> Set problem
Repeat the data that follows, word for word, without the images.

> Data section
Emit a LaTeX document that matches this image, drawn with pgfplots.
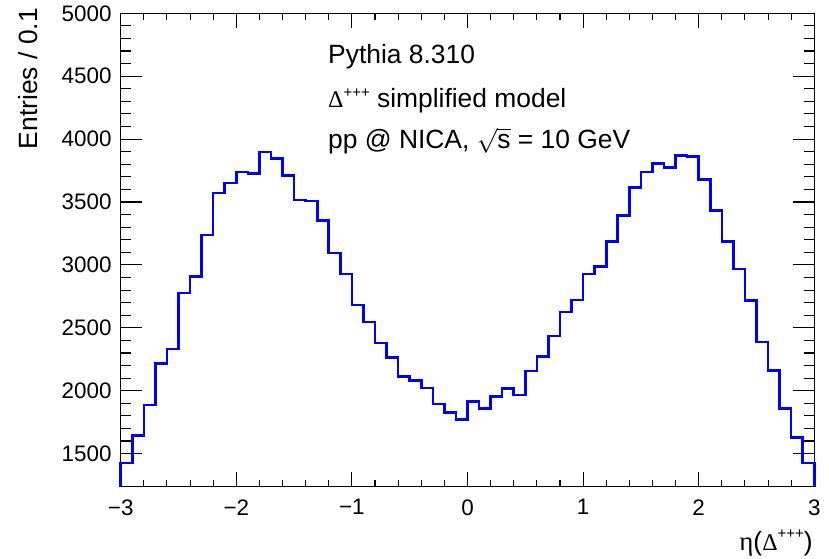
\documentclass[border=0pt]{standalone}
\usepackage{fontspec}
\setmainfont{Liberation Sans}
\newfontfamily\grk{Liberation Serif}
\usepackage{pgfplots}
\pgfplotsset{compat=1.18}
\begin{document}
\begin{tikzpicture}
\begin{axis}[
  scale only axis, width=693.6bp, height=473.4bp,
  xmin=-3, xmax=3, ymin=1237, ymax=5000,
  xtick={-3,-2,-1,0,1,2,3}, xticklabels={−3,−2,−1,0,1,2,3},
  ytick={1500,2000,2500,3000,3500,4000,4500,5000},
  minor x tick num=4, minor y tick num=4,
  tick align=inside,
  major tick length=21bp, minor tick length=10.5bp,
  x tick style={/pgfplots/major tick length=15bp, /pgfplots/minor tick length=7bp},
  axis line style={line width=1.2bp},
  every tick/.style={black, line width=1.1bp},
  /pgf/number format/assume math mode=true,
  /pgf/number format/1000 sep={},
  tick label style={font=\fontsize{22.5}{27}\selectfont, inner sep=0pt},
  yticklabel style={xshift=-9bp},
  xticklabel style={yshift=-12.5bp},
  clip=false,
]
\addplot[const plot, blue, line width=2.6bp] coordinates {
(-3.0,1237) (-3.0,1426) (-2.9,1646) (-2.8,1885) (-2.7,2216) (-2.6,2333)
(-2.5,2778) (-2.4,2908) (-2.3,3237) (-2.2,3572) (-2.1,3651)
(-2.0,3739) (-1.9,3728) (-1.8,3898) (-1.7,3847) (-1.6,3709)
(-1.5,3516) (-1.4,3507) (-1.3,3351) (-1.2,3094) (-1.1,2927)
(-1.0,2680) (-0.9,2545) (-0.8,2378) (-0.7,2264) (-0.6,2113)
(-0.5,2079) (-0.4,2020) (-0.3,1893) (-0.2,1827) (-0.1,1773)
(0.0,1914) (0.1,1859) (0.2,1954) (0.3,2018) (0.4,1965)
(0.5,2158) (0.6,2272) (0.7,2436) (0.8,2625) (0.9,2720)
(1.0,2927) (1.1,2988) (1.2,3187) (1.3,3394) (1.4,3617)
(1.5,3739) (1.6,3807) (1.7,3775) (1.8,3868) (1.9,3863)
(2.0,3677) (2.1,3431) (2.2,3187) (2.3,2969) (2.4,2715)
(2.5,2386) (2.6,2161) (2.7,1859) (2.8,1628) (2.9,1426)
(3.0,1426) (3.0,1237)
};
\end{axis}
\def\txt{\fontsize{26.5}{32}\selectfont}
\node[anchor=base west, inner sep=0pt, font=\txt] at ([shift={(207.3bp,-50bp)}]current axis.north west) {Pythia 8.310};
\node[anchor=base west, inner sep=0pt, font=\txt] at ([shift={(207.3bp,-94bp)}]current axis.north west) {{\grk\fontsize{24}{26}\selectfont Δ}\raisebox{10bp}{\fontsize{15}{17}\selectfont +++} simplified model};
\node[anchor=base west, inner sep=0pt, font=\txt] at ([shift={(207.3bp,-135.7bp)}]current axis.north west) {pp @ NICA, $\sqrt{\mbox{s}}$ = 10 GeV};
\node[anchor=base east, inner sep=0pt, font=\txt] at ([shift={(-1.5bp,-63.3bp)}]current axis.south east) {{\grk\fontsize{27}{30}\selectfont η}({\grk\fontsize{24}{26}\selectfont Δ}\raisebox{11.5bp}{\fontsize{15}{17}\selectfont +++})};
\node[anchor=base east, inner sep=0pt, rotate=90, font=\txt] at ([shift={(-82.7bp,5.3bp)}]current axis.north west) {Entries / 0.1};
\pgfresetboundingbox
\path ([shift={(-120.7bp,-72.3bp)}]current axis.south west) rectangle ++(829bp,559bp);
\end{tikzpicture}
\end{document}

> Expected output
Emit a LaTeX document that matches this image, drawn with pgfplots.
\documentclass[border=0pt]{standalone}
\usepackage{fontspec}
\setmainfont{Liberation Sans}
\newfontfamily\grk{Liberation Serif}
\usepackage{pgfplots}
\pgfplotsset{compat=1.18}
\begin{document}
\begin{tikzpicture}
\begin{axis}[
  scale only axis, width=693.6bp, height=473.4bp,
  xmin=-3, xmax=3, ymin=1237, ymax=5000,
  xtick={-3,-2,-1,0,1,2,3}, xticklabels={−3,−2,−1,0,1,2,3},
  ytick={1500,2000,2500,3000,3500,4000,4500,5000},
  minor x tick num=4, minor y tick num=4,
  tick align=inside,
  major tick length=21bp, minor tick length=10.5bp,
  x tick style={/pgfplots/major tick length=15bp, /pgfplots/minor tick length=7bp},
  axis line style={line width=1.2bp},
  every tick/.style={black, line width=1.1bp},
  /pgf/number format/assume math mode=true,
  /pgf/number format/1000 sep={},
  tick label style={font=\fontsize{22.5}{27}\selectfont, inner sep=0pt},
  yticklabel style={xshift=-9bp},
  xticklabel style={yshift=-12.5bp},
  clip=false,
]
\addplot[const plot, blue, line width=2.6bp] coordinates {
(-3.0,1237) (-3.0,1426) (-2.9,1646) (-2.8,1885) (-2.7,2216) (-2.6,2333)
(-2.5,2778) (-2.4,2908) (-2.3,3237) (-2.2,3572) (-2.1,3651)
(-2.0,3739) (-1.9,3728) (-1.8,3898) (-1.7,3847) (-1.6,3709)
(-1.5,3516) (-1.4,3507) (-1.3,3351) (-1.2,3094) (-1.1,2927)
(-1.0,2680) (-0.9,2545) (-0.8,2378) (-0.7,2264) (-0.6,2113)
(-0.5,2079) (-0.4,2020) (-0.3,1893) (-0.2,1827) (-0.1,1773)
(0.0,1914) (0.1,1859) (0.2,1954) (0.3,2018) (0.4,1965)
(0.5,2158) (0.6,2272) (0.7,2436) (0.8,2625) (0.9,2720)
(1.0,2927) (1.1,2988) (1.2,3187) (1.3,3394) (1.4,3617)
(1.5,3739) (1.6,3807) (1.7,3775) (1.8,3868) (1.9,3863)
(2.0,3677) (2.1,3431) (2.2,3187) (2.3,2969) (2.4,2715)
(2.5,2386) (2.6,2161) (2.7,1859) (2.8,1628) (2.9,1426)
(3.0,1426) (3.0,1237)
};
\end{axis}
\def\txt{\fontsize{26.5}{32}\selectfont}
\node[anchor=base west, inner sep=0pt, font=\txt] at ([shift={(207.3bp,-50bp)}]current axis.north west) {Pythia 8.310};
\node[anchor=base west, inner sep=0pt, font=\txt] at ([shift={(207.3bp,-94bp)}]current axis.north west) {{\grk\fontsize{24}{26}\selectfont Δ}\raisebox{10bp}{\fontsize{15}{17}\selectfont +++} simplified model};
\node[anchor=base west, inner sep=0pt, font=\txt] at ([shift={(207.3bp,-135.7bp)}]current axis.north west) {pp @ NICA, $\sqrt{\mbox{s}}$ = 10 GeV};
\node[anchor=base east, inner sep=0pt, font=\txt] at ([shift={(-1.5bp,-63.3bp)}]current axis.south east) {{\grk\fontsize{27}{30}\selectfont η}({\grk\fontsize{24}{26}\selectfont Δ}\raisebox{11.5bp}{\fontsize{15}{17}\selectfont +++})};
\node[anchor=base east, inner sep=0pt, rotate=90, font=\txt] at ([shift={(-82.7bp,5.3bp)}]current axis.north west) {Entries / 0.1};
\pgfresetboundingbox
\path ([shift={(-120.7bp,-72.3bp)}]current axis.south west) rectangle ++(829bp,559bp);
\end{tikzpicture}
\end{document}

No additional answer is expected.